• AVAILABLE DATA:
━━━━━━━━━━━━━━━━

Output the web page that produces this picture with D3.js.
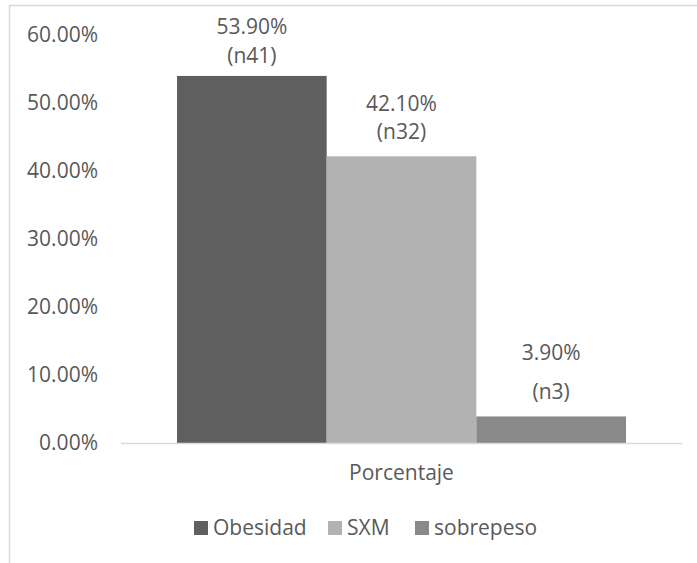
<!DOCTYPE html>
<html>
<head>
<meta charset="utf-8">
<script src="https://cdn.jsdelivr.net/npm/d3@7"></script>
<style>
  html, body { margin: 0; padding: 0; background: #fff; }
  svg { display: block; }
  text { font-family: "Open Sans", "Noto Sans", sans-serif; fill: #595959; }
</style>
</head>
<body>
<script>
const categories = ["Porcentaje"];
const seriesNames = ["Obesidad", "SXM", "sobrepeso"];
const seriesValues = [53.9, 42.1, 3.9];
const seriesCounts = ["(n41)", "(n32)", "(n3)"];
const seriesColors = ["#5f5f5f", "#b2b2b2", "#898989"];
const yTicks = [0, 10, 20, 30, 40, 50, 60];

const W = 697, H = 563;
const FS = "21px";
const svg = d3.select("body").append("svg").attr("width", W).attr("height", H);

// chart frame
svg.append("rect")
  .attr("x", 9.5).attr("y", 5.5).attr("width", W + 10).attr("height", H + 10)
  .attr("fill", "none").attr("stroke", "#d9d9d9").attr("stroke-width", 1.5);

const plot = { left: 121, right: 682, bottom: 443 };

const y = d3.scaleLinear().domain([0, 60]).range([plot.bottom, plot.bottom - 60 * 6.81]);
const x1 = d3.scaleBand().domain(seriesNames).range([177, 626]).padding(0);

// y axis labels
const yAxis = d3.axisLeft(y).tickValues(yTicks).tickSize(0).tickPadding(0)
  .tickFormat(d => d.toFixed(2) + "%");
const ya = svg.append("g").attr("transform", "translate(98,0)").call(yAxis);
ya.select(".domain").remove();
ya.selectAll("text").style("font-size", FS).attr("fill", "#595959")
  .style("font-family", "'Open Sans', sans-serif");

// bars
svg.append("g").selectAll("rect").data(seriesNames).join("rect")
  .attr("x", d => x1(d))
  .attr("width", x1.bandwidth())
  .attr("y", (d, i) => y(seriesValues[i]))
  .attr("height", (d, i) => y(0) - y(seriesValues[i]))
  .attr("fill", (d, i) => seriesColors[i]);

// baseline
svg.append("line")
  .attr("x1", plot.left).attr("x2", plot.right)
  .attr("y1", y(0) + 0.5).attr("y2", y(0) + 0.5)
  .attr("stroke", "#d9d9d9").attr("stroke-width", 1.5);

// value labels (two lines: percentage, then count)
const labelOffsets = [[-42, -13], [-45, -17], [-56, -17]];
const lg = svg.append("g");
seriesNames.forEach((s, i) => {
  const cx = x1(s) + x1.bandwidth() / 2;
  const top = y(seriesValues[i]);
  lg.append("text").attr("x", cx).attr("y", top + labelOffsets[i][0])
    .attr("text-anchor", "middle").style("font-size", FS)
    .text(seriesValues[i].toFixed(2) + "%");
  lg.append("text").attr("x", cx).attr("y", top + labelOffsets[i][1])
    .attr("text-anchor", "middle").style("font-size", FS)
    .text(seriesCounts[i]);
});

// category label
svg.append("text").attr("x", (x1.range()[0] + x1.range()[1]) / 2).attr("y", 480)
  .attr("text-anchor", "middle").style("font-size", FS).text(categories[0]);

// legend
const legendX = [194, 328, 415];
const leg = svg.append("g");
seriesNames.forEach((s, i) => {
  leg.append("rect").attr("x", legendX[i]).attr("y", 521).attr("width", 14).attr("height", 14)
    .attr("fill", seriesColors[i]);
  leg.append("text").attr("x", legendX[i] + 19).attr("y", 535)
    .style("font-size", FS).text(s);
});
</script>
</body>
</html>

━━━━━━━━━━━━━━━━

• WRITTEN REQUEST:
Reproduce the data word for word, excluding its pictures.

• EXERCISE RESULT:
Output the web page that produces this picture with D3.js.
<!DOCTYPE html>
<html>
<head>
<meta charset="utf-8">
<script src="https://cdn.jsdelivr.net/npm/d3@7"></script>
<style>
  html, body { margin: 0; padding: 0; background: #fff; }
  svg { display: block; }
  text { font-family: "Open Sans", "Noto Sans", sans-serif; fill: #595959; }
</style>
</head>
<body>
<script>
const categories = ["Porcentaje"];
const seriesNames = ["Obesidad", "SXM", "sobrepeso"];
const seriesValues = [53.9, 42.1, 3.9];
const seriesCounts = ["(n41)", "(n32)", "(n3)"];
const seriesColors = ["#5f5f5f", "#b2b2b2", "#898989"];
const yTicks = [0, 10, 20, 30, 40, 50, 60];

const W = 697, H = 563;
const FS = "21px";
const svg = d3.select("body").append("svg").attr("width", W).attr("height", H);

// chart frame
svg.append("rect")
  .attr("x", 9.5).attr("y", 5.5).attr("width", W + 10).attr("height", H + 10)
  .attr("fill", "none").attr("stroke", "#d9d9d9").attr("stroke-width", 1.5);

const plot = { left: 121, right: 682, bottom: 443 };

const y = d3.scaleLinear().domain([0, 60]).range([plot.bottom, plot.bottom - 60 * 6.81]);
const x1 = d3.scaleBand().domain(seriesNames).range([177, 626]).padding(0);

// y axis labels
const yAxis = d3.axisLeft(y).tickValues(yTicks).tickSize(0).tickPadding(0)
  .tickFormat(d => d.toFixed(2) + "%");
const ya = svg.append("g").attr("transform", "translate(98,0)").call(yAxis);
ya.select(".domain").remove();
ya.selectAll("text").style("font-size", FS).attr("fill", "#595959")
  .style("font-family", "'Open Sans', sans-serif");

// bars
svg.append("g").selectAll("rect").data(seriesNames).join("rect")
  .attr("x", d => x1(d))
  .attr("width", x1.bandwidth())
  .attr("y", (d, i) => y(seriesValues[i]))
  .attr("height", (d, i) => y(0) - y(seriesValues[i]))
  .attr("fill", (d, i) => seriesColors[i]);

// baseline
svg.append("line")
  .attr("x1", plot.left).attr("x2", plot.right)
  .attr("y1", y(0) + 0.5).attr("y2", y(0) + 0.5)
  .attr("stroke", "#d9d9d9").attr("stroke-width", 1.5);

// value labels (two lines: percentage, then count)
const labelOffsets = [[-42, -13], [-45, -17], [-56, -17]];
const lg = svg.append("g");
seriesNames.forEach((s, i) => {
  const cx = x1(s) + x1.bandwidth() / 2;
  const top = y(seriesValues[i]);
  lg.append("text").attr("x", cx).attr("y", top + labelOffsets[i][0])
    .attr("text-anchor", "middle").style("font-size", FS)
    .text(seriesValues[i].toFixed(2) + "%");
  lg.append("text").attr("x", cx).attr("y", top + labelOffsets[i][1])
    .attr("text-anchor", "middle").style("font-size", FS)
    .text(seriesCounts[i]);
});

// category label
svg.append("text").attr("x", (x1.range()[0] + x1.range()[1]) / 2).attr("y", 480)
  .attr("text-anchor", "middle").style("font-size", FS).text(categories[0]);

// legend
const legendX = [194, 328, 415];
const leg = svg.append("g");
seriesNames.forEach((s, i) => {
  leg.append("rect").attr("x", legendX[i]).attr("y", 521).attr("width", 14).attr("height", 14)
    .attr("fill", seriesColors[i]);
  leg.append("text").attr("x", legendX[i] + 19).attr("y", 535)
    .style("font-size", FS).text(s);
});
</script>
</body>
</html>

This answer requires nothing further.